Bloomsbury Group Celebrated in New Exhibition Including Rarely Seen Virginia Woolf Gift
The Bloomsbury group circle of writers, intellectuals, and artists is the focus of new collaboration between Sotheby's and Charleston, the creatives' rural retreat in Sussex.
Sotheby’s will host Radical Modernity: From Bloomsbury to Charleston, a private selling and loan exhibition on view November 9-26 with its biannual Modern British & Irish Art auction on November 14.
Charleston was the home and studio of painters Vanessa Bell (Virginia Woolf's sister) and Duncan Grant and the hub around which many of the early 20th century’s greatest minds gravitated - a number of works by both artists will be on show. It is now the custodian of a world-leading Bloomsbury collection and as part of the exhibition, Charleston will be loaning some of its most significant pieces, many not usually on public view.
"The Bloomsbury group were a reaction against Victorian Britain, and I love the way they shook things up," said Kim Jones, Artistic Director of Dior Men and Fendi Womenswear and Couture, and Vice President of Charleston, "changing the way people dress and think like the Beats or the Punks."
John Maynard Keynes, one of the most influential economists of modern times, had a room at Charleston where he stayed at weekends.

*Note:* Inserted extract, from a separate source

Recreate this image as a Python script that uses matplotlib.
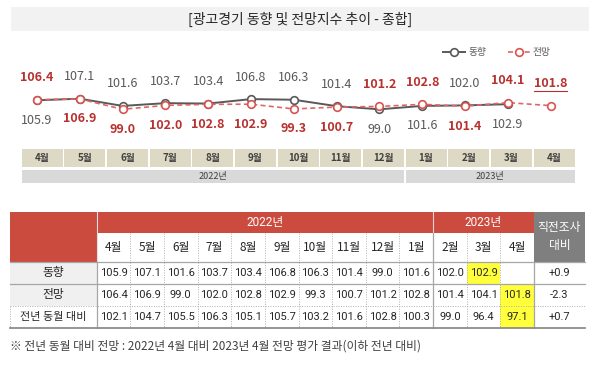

In a painting on show by Duncan Grant from 1917 Keynes is pictured sittng in Charleston’s walled garden, deeply engrossed in his writing,
Also on show is Vanessa Bell’s The Party which has always remained in private hands, having first been gifted to her sister Virginia Woolf, from whose estate it was sold to playwright Howard Ginsberg more than 40 years ago. Painted in 1920, it is evocative of the extravagant and liberal parties of 1920s Bloomsbury and was initially simply titled The Party. When it reemerged in 1983 it became known as Mrs Dalloway’s Party, echoing Woolf’s most famous novel, Mrs Dalloway (the preliminary title of which was The Party), published in 1925, for which Bell had created the cover art.